Yesterday saw the second sold out Mostly Comedy in a row, though this time we were playing host to a line-up who’ve all performed at the club in the past; one of them, very regularly.
(The bill - in case you're wondering - was Lucy Porter, Phil Kay and Brodi Snook.)
I think it was inevitable yesterday’s show would be more relaxed than the day before, as we had less to prove by nature of the fact we knew everyone on the bill, and the gig hadn’t had the same dramatic ‘selling out in fourteen minutes to be cancelled and then reinstated’ lead-up. That said, there’s always a risk you’ll keep telling yourself it will be easier for you to be too laid back and make mistakes.
|Phil Kay, on top form last night (23.11.17)|
The glaringly big difference was I was hosting alone, as Glyn was in Wimborne, kicking off the adult panto tour he company manages every year. On paper, this shouldn’t have been too much of a challenge, as I was turning up to a room that had been set up the day before and didn’t have the pressure of meeting acts who’d never been to the club before to therefore not know the score. That is a little bit of a simplification though, as it’s always easier when we're both there to share the load of the mundane bits and pieces that have to be considered when you run a gig, like banking, briefing the staff and rearranging chairs (which had been turned into barricade-like carnage the night before as people left), to the more obvious responsibility of performing.

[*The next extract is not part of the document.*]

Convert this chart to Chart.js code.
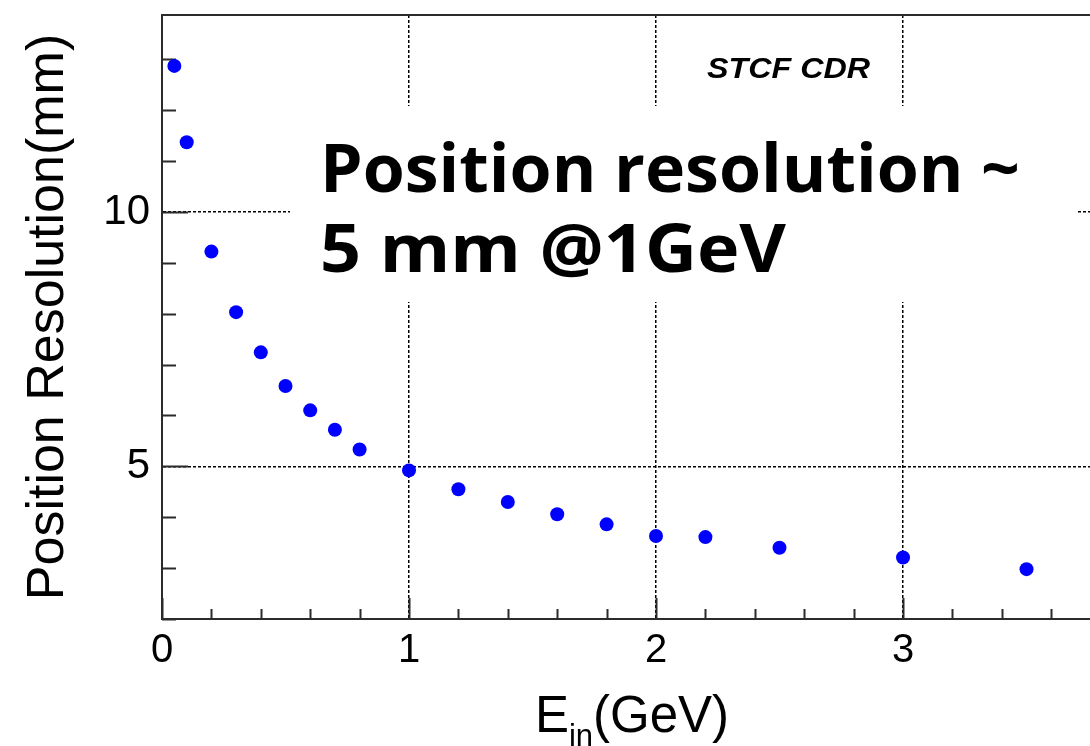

|Lucy Porter was effortless at last night's gig (23.11.17)|
Thankfully, I needn’t have worried, as the hosting part was a lot of fun. During the day, I’d looked through a video of last year’s solo show to pick out some material I hadn't done since then to kick the second half of with, plus I reminded myself of a routine from this year’s show, which I did at the top of the gig. I was concerned that tiredness - mainly due to my constant vertigo - would make me feel more vulnerable and less in control, but it was clear from the off that the audience were on board and enjoying it, which led to me probably doing one of my better solo performances at the club (my friend and long-time Doggett & Ephgrave director Glen Davies gave me some lovely confidence-building feedback after the show to this effect) - and while I’ll always prefer to be leading the gig as a double act, it’s good to know I can do it alone when I need to, when Glyn can’t be there.
|The excellent Brodi Snook (23.11.17)|
What truly made yesterday so good was the other acts, who were all on top form. Lucy Porter is one of the nicest, most disarming comics you could meet, as is Brodi, who has amazing onstage control, and Phil Kay is officially / unofficially my favourite comedian. He was on absolute top form yesterday and left me literally crying with laughter; it was the tonic I needed after a difficult couple of weeks.